We learnt how to get around the city. Tashkent boasted a tastefully designed metro, each station themed after an appropriate Soviet hero or after cotton, which seemed to be the main value of Uzbekistan as far as the Soviet authorities were concerned. We learnt to understand Cyrillic, despite new edicts attempting to move the country towards a Latin script. Laboriously pondering the first couple of letters on hoardings, we’d suddenly recognise words like gamburger or got-dog. Borrowed English words beginning with ‘h’ were translated into Russian with a ‘g’ instead, giving rise to places such as Gonduras or Gong Kong and a pantheon of new personalities including Gitler, Gercules, Gamlet, Frodo the Gobbit, Attila the Gun and Garry Potter.
I was placed with an Uzbek family who lived on the outskirts of the city. Their house was backed by a courtyard full of chilli plants, aubergines and tomatoes; the pit toilet at the bottom of the garden guarded by a bad-tempered sheep. There were three sons in the family and the middle one attended the University of World Languages, speaking some English. While the small, rotund father of the house wore a traditional black skull-cap embroidered with chillies to ward off the evil eye, his sons wore jeans and tracksuits and were all keen to emigrate to America. I learnt to enjoy greasy bowls of noodle broth called laghman, and to cup my hands in prayer at the end of each meal. My host parents were kind and hospitable but also very concerned for my safety, wringing their hands each evening if I appeared fifteen minutes later than my promised return time.

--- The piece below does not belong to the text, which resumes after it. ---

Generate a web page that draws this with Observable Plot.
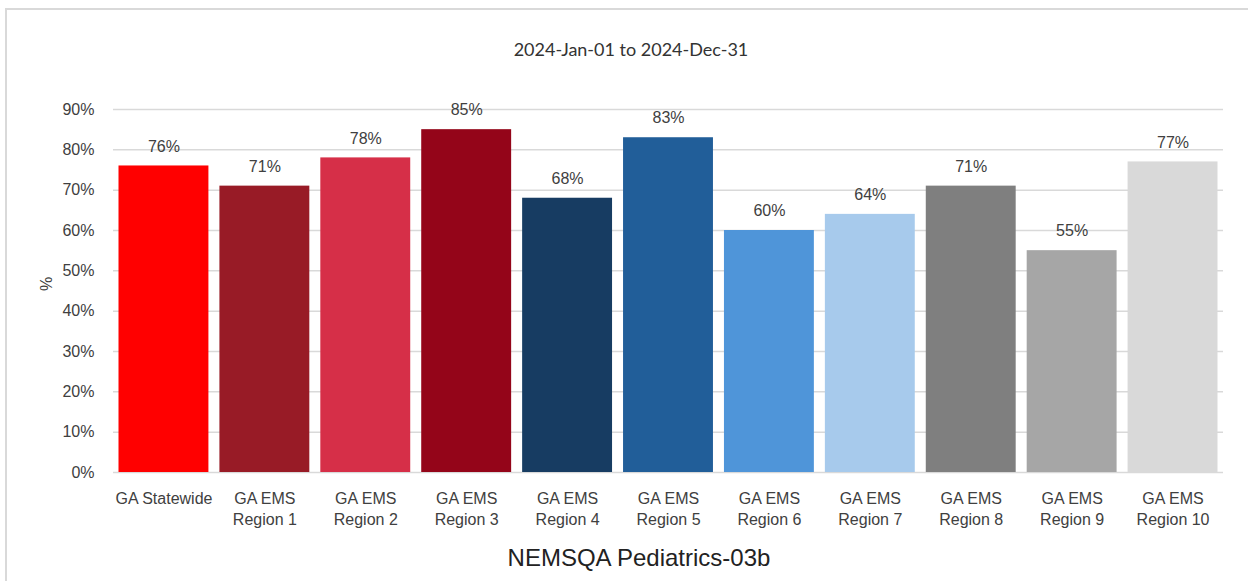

After two weeks in Tashkent, smothered by my host family, struggling to make any sense of the language and missing home, I slipped into self-pity. It would take over an hour to get home from language class in crammed buses, which seemed the perfect place for melancholy. Standing wedged between two stout Uzbek women, pungent armpits in my face, I wondered if I’d made a terrible mistake in leaving England. A chicken, one of three forlorn birds trussed in a shopping bag near my feet, pecked my ankle sharply. Khiva took on the allure of a promised land: the concrete claustrophobia of Tashkent replaced with a skyline of glittering minarets; a place with no overcrowded buses; a place where chickens could roam free.
* * *
I had imagined arriving in Khiva, after a long, arduous journey, to see its exotic skyline beckoning like a mirage across the desert. In reality, my first glimpses of the city, at three o’clock one blustery November night, were the few metres illuminated by headlights after an eighteen-hour drive. There was no sense of exuberance, merely the opportunity to collapse on the piled cotton-filled mattresses that Lukas and Jeanette, my hosts, had prepared for me.
Lukas and Jeanette, a Scandinavian couple, had lived in Khiva for two years and in Tashkent before that. They both spoke good Uzbek and had adapted well to life in Khiva. Jeanette wore a headscarf as all married women should, and baggy pants under long, brightly-patterned dresses. Her distinctive gold hooped earrings studded with nuggets of turquoise were typical of those worn by local women but had been a birthday present from Lukas rather than the usual marriage gift. She tried to sweep outside her house every morning and keep up with the cultural expectations of her neighbours. On some days she managed excellently, but on others the challenges of home-schooling her eldest daughter and raising three children in such a different environment from her own would overwhelm her.
They lived in a modern part of Khiva in a concrete two-storey house that doubled as our office. Their faith and commitment to the blind children they worked with had kept them in Khiva despite the challenges and isolation. They both taught children how to use white canes, increasing their independence and freedom. They were also attempting to change the attitudes of teachers at the blind-school who had been trained in the Soviet science of Defectologia – an approach to disability that was caring but isolating, ensuring that those with disabilities existed in a cosseted parallel world of institutions, away from their able-bodied family and friends. Lukas was struggling with the corrupt school director, who was building a palatial new house for himself with money meant for the blind children under his care.
Both Catriona and I were keen to visit the blind-school, but first we wanted a general tour of the town – and especially the Ichan Kala or walled city, dubbed by UNESCO ‘the most homogeneous example of Islamic architecture in the world’.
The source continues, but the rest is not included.